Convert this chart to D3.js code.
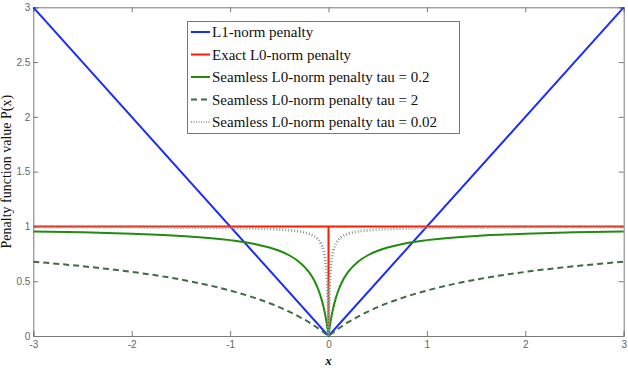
<!DOCTYPE html>
<html><head><meta charset="utf-8">
<script src="https://cdn.jsdelivr.net/npm/d3@7"></script>
<style>body{margin:0;background:#fff}</style>
</head><body><svg id="c" width="628" height="368"></svg>
<script>
const xTicks = [-3,-2,-1,0,1,2,3];
const xTickLabels = ["-3","-2","-1","0","1","2","3"];
const yTicks = [0,0.5,1,1.5,2,2.5,3];
const yTickLabels = ["0","0.5","1","1.5","2","2.5","3"];
const l1X = [-3,0,3];
const l1Y = [3,0,3];
const l0X = [-3,0,0,0,3];
const l0Y = [1,1,0,1,1];
const sX = [-3,-2.5,-2,-1.5,-1,-0.75,-0.5,-0.4,-0.3,-0.2,-0.15,-0.1,-0.075,-0.05,-0.03,-0.02,-0.01,-0.005,0,
            0.005,0.01,0.02,0.03,0.05,0.075,0.1,0.15,0.2,0.3,0.4,0.5,0.75,1,1.5,2,2.5,3];
const tau02 = [0.954,0.946,0.933,0.913,0.875,0.840,0.778,0.737,0.678,0.585,0.515,0.415,0.348,0.263,0.177,0.126,0.067,0.035,0,
               0.035,0.067,0.126,0.177,0.263,0.348,0.415,0.515,0.585,0.678,0.737,0.778,0.840,0.875,0.913,0.933,0.946,0.954];
const tau2 = [0.678,0.637,0.585,0.515,0.415,0.348,0.263,0.222,0.177,0.126,0.097,0.067,0.051,0.035,0.021,0.014,0.007,0.004,0,
              0.004,0.007,0.014,0.021,0.035,0.051,0.067,0.097,0.126,0.177,0.222,0.263,0.348,0.415,0.515,0.585,0.637,0.678];
const tau002 = [0.995,0.994,0.993,0.990,0.986,0.981,0.972,0.965,0.954,0.933,0.913,0.875,0.840,0.778,0.678,0.585,0.415,0.263,0,
                0.263,0.415,0.585,0.678,0.778,0.840,0.875,0.913,0.933,0.954,0.965,0.972,0.981,0.986,0.990,0.993,0.994,0.995];
const legendLabels = ["L1-norm penalty","Exact L0-norm penalty","Seamless L0-norm penalty tau = 0.2","Seamless L0-norm penalty tau = 2","Seamless L0-norm penalty tau = 0.02"];

const svg = d3.select("#c");
const L=33.3, R=623.7, T=7.3, B=336;
const x = d3.scaleLinear().domain([-3,3]).range([L,R]);
const y = d3.scaleLinear().domain([0,3]).range([B,T]);
const axisCol = "#7a7a7a";

const gx = svg.append("g").attr("transform",`translate(0,${B})`)
  .call(d3.axisBottom(x).tickValues(xTicks).tickSize(-5).tickPadding(5).tickFormat((d,i)=>xTickLabels[i]));
const gy = svg.append("g").attr("transform",`translate(${L},0)`)
  .call(d3.axisLeft(y).tickValues(yTicks).tickSize(-5).tickPadding(3).tickFormat((d,i)=>yTickLabels[i]));
const gt = svg.append("g").attr("transform",`translate(0,${T})`)
  .call(d3.axisTop(x).tickValues(xTicks).tickSize(-5).tickFormat(""));
const gr = svg.append("g").attr("transform",`translate(${R},0)`)
  .call(d3.axisRight(y).tickValues(yTicks).tickSize(-5).tickFormat(""));
[gx,gy,gt,gr].forEach(g=>{
  g.selectAll("path.domain").attr("stroke",axisCol);
  g.selectAll("line").attr("stroke",axisCol);
  g.selectAll("text").attr("fill","#666").style("font-family","Liberation Sans, Arial, sans-serif").style("font-size","10px");
});

const line = d3.line().x(d=>x(d[0])).y(d=>y(d[1]));
const curve = d3.line().x(d=>x(d[0])).y(d=>y(d[1])).curve(d3.curveMonotoneX);
const zip = (a,b)=>a.map((v,i)=>[v,b[i]]);

const plot = svg.append("g");
plot.append("path").attr("d",line(zip(l1X,l1Y))).attr("fill","none").attr("stroke","#1a2cff").attr("stroke-width",2);
plot.append("path").attr("d",line(zip(l0X,l0Y))).attr("fill","none").attr("stroke","#ff1a00").attr("stroke-width",2);
plot.append("path").attr("d",curve(zip(sX,tau02))).attr("fill","none").attr("stroke","#228b10").attr("stroke-width",2);
plot.append("path").attr("d",curve(zip(sX,tau2))).attr("fill","none").attr("stroke","#3d6b48").attr("stroke-width",2).attr("stroke-dasharray","6,4");
plot.append("path").attr("d",curve(zip(sX,tau002))).attr("fill","none").attr("stroke","#8c9890").attr("stroke-width",2.8).attr("stroke-dasharray","1,2");

const lg = svg.append("g");
lg.append("rect").attr("x",187.5).attr("y",21.5).attr("width",272).attr("height",112).attr("fill","#fff").attr("stroke","#7a7a7a").attr("stroke-width",1);
const styles = [
  {c:"#1a2cff",d:null,w:2},
  {c:"#ff1a00",d:null,w:2},
  {c:"#228b10",d:null,w:2},
  {c:"#3d6b48",d:"6,4",w:2},
  {c:"#a0aaa4",d:"1,1.5",w:2}
];
legendLabels.forEach((t,i)=>{
  const yy = 32 + i*22.5;
  lg.append("line").attr("x1",191).attr("x2",210).attr("y1",yy).attr("y2",yy)
    .attr("stroke",styles[i].c).attr("stroke-width",styles[i].w).attr("stroke-dasharray",styles[i].d);
  lg.append("text").attr("x",212).attr("y",yy+5).text(t)
    .style("font-family","Liberation Serif, Times New Roman, serif").style("font-size","15px").attr("fill","#111");
});

svg.append("text").attr("transform",`translate(11,${(T+B)/2}) rotate(-90)`).attr("text-anchor","middle")
  .text("Penalty function value P(x)").style("font-family","Liberation Serif, Times New Roman, serif").style("font-size","14px").attr("fill","#111");
svg.append("text").attr("x",x(0)).attr("y",365).attr("text-anchor","middle").text("x")
  .style("font-family","Liberation Serif, Times New Roman, serif").style("font-size","13px").style("font-style","italic").style("font-weight","bold").attr("fill","#111");
</script></body></html>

■ The problem ■
Transcribe the material exactly, keeping every word and none of the pictures.

■ Final result ■
Convert this chart to D3.js code.
<!DOCTYPE html>
<html><head><meta charset="utf-8">
<script src="https://cdn.jsdelivr.net/npm/d3@7"></script>
<style>body{margin:0;background:#fff}</style>
</head><body><svg id="c" width="628" height="368"></svg>
<script>
const xTicks = [-3,-2,-1,0,1,2,3];
const xTickLabels = ["-3","-2","-1","0","1","2","3"];
const yTicks = [0,0.5,1,1.5,2,2.5,3];
const yTickLabels = ["0","0.5","1","1.5","2","2.5","3"];
const l1X = [-3,0,3];
const l1Y = [3,0,3];
const l0X = [-3,0,0,0,3];
const l0Y = [1,1,0,1,1];
const sX = [-3,-2.5,-2,-1.5,-1,-0.75,-0.5,-0.4,-0.3,-0.2,-0.15,-0.1,-0.075,-0.05,-0.03,-0.02,-0.01,-0.005,0,
            0.005,0.01,0.02,0.03,0.05,0.075,0.1,0.15,0.2,0.3,0.4,0.5,0.75,1,1.5,2,2.5,3];
const tau02 = [0.954,0.946,0.933,0.913,0.875,0.840,0.778,0.737,0.678,0.585,0.515,0.415,0.348,0.263,0.177,0.126,0.067,0.035,0,
               0.035,0.067,0.126,0.177,0.263,0.348,0.415,0.515,0.585,0.678,0.737,0.778,0.840,0.875,0.913,0.933,0.946,0.954];
const tau2 = [0.678,0.637,0.585,0.515,0.415,0.348,0.263,0.222,0.177,0.126,0.097,0.067,0.051,0.035,0.021,0.014,0.007,0.004,0,
              0.004,0.007,0.014,0.021,0.035,0.051,0.067,0.097,0.126,0.177,0.222,0.263,0.348,0.415,0.515,0.585,0.637,0.678];
const tau002 = [0.995,0.994,0.993,0.990,0.986,0.981,0.972,0.965,0.954,0.933,0.913,0.875,0.840,0.778,0.678,0.585,0.415,0.263,0,
                0.263,0.415,0.585,0.678,0.778,0.840,0.875,0.913,0.933,0.954,0.965,0.972,0.981,0.986,0.990,0.993,0.994,0.995];
const legendLabels = ["L1-norm penalty","Exact L0-norm penalty","Seamless L0-norm penalty tau = 0.2","Seamless L0-norm penalty tau = 2","Seamless L0-norm penalty tau = 0.02"];

const svg = d3.select("#c");
const L=33.3, R=623.7, T=7.3, B=336;
const x = d3.scaleLinear().domain([-3,3]).range([L,R]);
const y = d3.scaleLinear().domain([0,3]).range([B,T]);
const axisCol = "#7a7a7a";

const gx = svg.append("g").attr("transform",`translate(0,${B})`)
  .call(d3.axisBottom(x).tickValues(xTicks).tickSize(-5).tickPadding(5).tickFormat((d,i)=>xTickLabels[i]));
const gy = svg.append("g").attr("transform",`translate(${L},0)`)
  .call(d3.axisLeft(y).tickValues(yTicks).tickSize(-5).tickPadding(3).tickFormat((d,i)=>yTickLabels[i]));
const gt = svg.append("g").attr("transform",`translate(0,${T})`)
  .call(d3.axisTop(x).tickValues(xTicks).tickSize(-5).tickFormat(""));
const gr = svg.append("g").attr("transform",`translate(${R},0)`)
  .call(d3.axisRight(y).tickValues(yTicks).tickSize(-5).tickFormat(""));
[gx,gy,gt,gr].forEach(g=>{
  g.selectAll("path.domain").attr("stroke",axisCol);
  g.selectAll("line").attr("stroke",axisCol);
  g.selectAll("text").attr("fill","#666").style("font-family","Liberation Sans, Arial, sans-serif").style("font-size","10px");
});

const line = d3.line().x(d=>x(d[0])).y(d=>y(d[1]));
const curve = d3.line().x(d=>x(d[0])).y(d=>y(d[1])).curve(d3.curveMonotoneX);
const zip = (a,b)=>a.map((v,i)=>[v,b[i]]);

const plot = svg.append("g");
plot.append("path").attr("d",line(zip(l1X,l1Y))).attr("fill","none").attr("stroke","#1a2cff").attr("stroke-width",2);
plot.append("path").attr("d",line(zip(l0X,l0Y))).attr("fill","none").attr("stroke","#ff1a00").attr("stroke-width",2);
plot.append("path").attr("d",curve(zip(sX,tau02))).attr("fill","none").attr("stroke","#228b10").attr("stroke-width",2);
plot.append("path").attr("d",curve(zip(sX,tau2))).attr("fill","none").attr("stroke","#3d6b48").attr("stroke-width",2).attr("stroke-dasharray","6,4");
plot.append("path").attr("d",curve(zip(sX,tau002))).attr("fill","none").attr("stroke","#8c9890").attr("stroke-width",2.8).attr("stroke-dasharray","1,2");

const lg = svg.append("g");
lg.append("rect").attr("x",187.5).attr("y",21.5).attr("width",272).attr("height",112).attr("fill","#fff").attr("stroke","#7a7a7a").attr("stroke-width",1);
const styles = [
  {c:"#1a2cff",d:null,w:2},
  {c:"#ff1a00",d:null,w:2},
  {c:"#228b10",d:null,w:2},
  {c:"#3d6b48",d:"6,4",w:2},
  {c:"#a0aaa4",d:"1,1.5",w:2}
];
legendLabels.forEach((t,i)=>{
  const yy = 32 + i*22.5;
  lg.append("line").attr("x1",191).attr("x2",210).attr("y1",yy).attr("y2",yy)
    .attr("stroke",styles[i].c).attr("stroke-width",styles[i].w).attr("stroke-dasharray",styles[i].d);
  lg.append("text").attr("x",212).attr("y",yy+5).text(t)
    .style("font-family","Liberation Serif, Times New Roman, serif").style("font-size","15px").attr("fill","#111");
});

svg.append("text").attr("transform",`translate(11,${(T+B)/2}) rotate(-90)`).attr("text-anchor","middle")
  .text("Penalty function value P(x)").style("font-family","Liberation Serif, Times New Roman, serif").style("font-size","14px").attr("fill","#111");
svg.append("text").attr("x",x(0)).attr("y",365).attr("text-anchor","middle").text("x")
  .style("font-family","Liberation Serif, Times New Roman, serif").style("font-size","13px").style("font-style","italic").style("font-weight","bold").attr("fill","#111");
</script></body></html>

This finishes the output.